The program eventually came to be known as Chili for Children.
 
“From my own experience, I knew people were out there starving,” she told the Leader-Post in 1988. “But I also read a study done by a University of Regina professor, and it was enough to make you cry. Our children deserve better. They need a good nourishing meal because, if they’re hungry, they can’t study well. They can’t learn.”
 
Stevenson worked with Regina Native Community Awareness Inc. in the 1980s, devoting the rest of her life to helping North Central’s Indigenous youth.
 
She attributed part of her drive and motivation to her late grandfather, a former Chief at Cowessess First Nation, Joseph Lerat.
 
“He was a strong, good person and I admired him and wanted to be like him ... he was able to improve the lives of band members. He had a heart for others besides himself,” Stevenson said in the late 1980s.
 
The Chili for Children program still runs today, operating out of the mâmawêyatitân centre.
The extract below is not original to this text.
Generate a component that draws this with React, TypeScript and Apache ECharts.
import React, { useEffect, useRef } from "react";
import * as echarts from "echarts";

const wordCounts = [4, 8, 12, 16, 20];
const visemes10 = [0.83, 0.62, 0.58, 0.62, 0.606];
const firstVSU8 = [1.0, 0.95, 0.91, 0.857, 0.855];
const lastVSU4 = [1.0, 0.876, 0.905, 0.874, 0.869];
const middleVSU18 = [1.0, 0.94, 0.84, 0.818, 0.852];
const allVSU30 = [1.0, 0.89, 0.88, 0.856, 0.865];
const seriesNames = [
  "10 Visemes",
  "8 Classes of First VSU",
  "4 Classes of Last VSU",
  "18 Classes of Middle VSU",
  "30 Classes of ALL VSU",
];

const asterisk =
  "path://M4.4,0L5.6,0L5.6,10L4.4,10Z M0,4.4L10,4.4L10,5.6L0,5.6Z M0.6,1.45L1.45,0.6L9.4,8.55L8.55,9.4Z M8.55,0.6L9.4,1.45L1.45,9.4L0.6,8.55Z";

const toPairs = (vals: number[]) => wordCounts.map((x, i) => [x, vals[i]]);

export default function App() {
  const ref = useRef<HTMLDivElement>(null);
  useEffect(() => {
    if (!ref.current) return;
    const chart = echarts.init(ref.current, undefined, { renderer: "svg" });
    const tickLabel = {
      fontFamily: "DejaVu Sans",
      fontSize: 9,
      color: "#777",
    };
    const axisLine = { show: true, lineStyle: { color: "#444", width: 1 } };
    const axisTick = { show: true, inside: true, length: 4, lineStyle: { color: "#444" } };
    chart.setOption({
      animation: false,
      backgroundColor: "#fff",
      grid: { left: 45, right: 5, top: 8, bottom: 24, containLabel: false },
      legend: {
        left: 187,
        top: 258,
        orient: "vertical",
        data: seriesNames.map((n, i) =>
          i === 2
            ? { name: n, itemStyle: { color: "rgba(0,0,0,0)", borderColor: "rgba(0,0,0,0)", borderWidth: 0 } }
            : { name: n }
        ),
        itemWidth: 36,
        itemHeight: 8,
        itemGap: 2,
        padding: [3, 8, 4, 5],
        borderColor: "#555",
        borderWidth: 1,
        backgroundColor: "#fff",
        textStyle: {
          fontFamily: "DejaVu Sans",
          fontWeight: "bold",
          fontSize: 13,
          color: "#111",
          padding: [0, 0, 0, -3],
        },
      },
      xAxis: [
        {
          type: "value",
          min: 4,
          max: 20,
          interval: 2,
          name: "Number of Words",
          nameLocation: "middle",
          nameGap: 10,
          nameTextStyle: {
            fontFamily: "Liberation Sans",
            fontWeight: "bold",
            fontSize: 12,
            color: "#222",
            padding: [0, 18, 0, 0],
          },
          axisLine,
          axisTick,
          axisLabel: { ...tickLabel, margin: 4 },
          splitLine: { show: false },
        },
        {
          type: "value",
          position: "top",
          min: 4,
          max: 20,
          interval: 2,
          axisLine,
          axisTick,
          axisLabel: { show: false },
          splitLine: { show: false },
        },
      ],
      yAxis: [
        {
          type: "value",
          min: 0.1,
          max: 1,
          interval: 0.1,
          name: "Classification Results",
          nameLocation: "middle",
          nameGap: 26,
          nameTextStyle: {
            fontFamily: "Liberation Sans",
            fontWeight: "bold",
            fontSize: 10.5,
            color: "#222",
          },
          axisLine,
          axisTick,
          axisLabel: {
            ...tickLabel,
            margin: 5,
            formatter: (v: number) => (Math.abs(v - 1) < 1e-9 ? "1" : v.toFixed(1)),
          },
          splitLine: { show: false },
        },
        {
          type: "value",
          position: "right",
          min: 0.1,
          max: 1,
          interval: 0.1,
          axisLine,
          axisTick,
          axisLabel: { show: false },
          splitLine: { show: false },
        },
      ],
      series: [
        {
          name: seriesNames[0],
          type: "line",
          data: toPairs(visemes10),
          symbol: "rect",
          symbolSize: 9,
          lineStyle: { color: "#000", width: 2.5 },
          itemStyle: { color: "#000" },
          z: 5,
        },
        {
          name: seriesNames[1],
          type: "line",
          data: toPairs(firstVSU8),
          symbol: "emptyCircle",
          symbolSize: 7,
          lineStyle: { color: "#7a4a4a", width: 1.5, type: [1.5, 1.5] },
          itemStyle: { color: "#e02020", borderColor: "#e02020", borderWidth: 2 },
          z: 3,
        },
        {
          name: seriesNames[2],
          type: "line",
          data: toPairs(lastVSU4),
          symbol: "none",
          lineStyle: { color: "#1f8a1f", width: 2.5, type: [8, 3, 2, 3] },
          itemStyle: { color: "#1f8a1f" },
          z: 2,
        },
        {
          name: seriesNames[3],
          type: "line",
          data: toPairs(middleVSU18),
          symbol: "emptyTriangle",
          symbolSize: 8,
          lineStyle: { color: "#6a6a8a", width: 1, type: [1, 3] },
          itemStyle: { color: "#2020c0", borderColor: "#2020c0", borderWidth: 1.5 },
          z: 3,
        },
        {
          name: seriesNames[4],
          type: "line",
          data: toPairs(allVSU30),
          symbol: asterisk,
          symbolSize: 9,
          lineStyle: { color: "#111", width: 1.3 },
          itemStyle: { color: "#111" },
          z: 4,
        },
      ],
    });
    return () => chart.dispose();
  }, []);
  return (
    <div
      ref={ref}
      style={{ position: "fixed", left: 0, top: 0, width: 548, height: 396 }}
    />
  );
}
It serves approximately 800 hot lunches everyday to school-aged kids in the city.
 
As Stevenson continued her work in Regina through the 1990s and 2000s, she gained recognition from various bodies across the province.
 
Those included: being named the 1998 Citizen of the Year by the FSIN (then called the Federation of Saskatchewan Indian Nations); 1999 National Aboriginal Achievement Award in community development; Saskatchewan Order of Merit and a Member of the Order of Canada. In 2008, the City of Regina named a Lakeridge-area park in the city’s northwest in her honour.
 
“I was just always in my own little world there feeding the children and making sure they had something that I didn’t realize that people noticed what I was doing,” she said at the park’s unveiling.
 
Stevenson served as a FSIN senator from 2001 to 2003.
 
In an emailed statement, the FSIN (now called the Federation of Sovereign Indigenous Nations) offered its condolences to Stevenson’s family and friends.
 
“She will be missed by the many people who loved her dearly and by the thousands of lives she touched with her charity work and selflessness," FSIN Vice-Chief Dutch Lerat said. "She leaves behind a legacy that has left our world a better place.”
 
The FSIN noted Stevenson undertook her work by “asserting that First Nations women played a lead role in a then male-dominated time in the 1980s.”
 
Stevenson's sons Greg and Wes could not be reached for comment.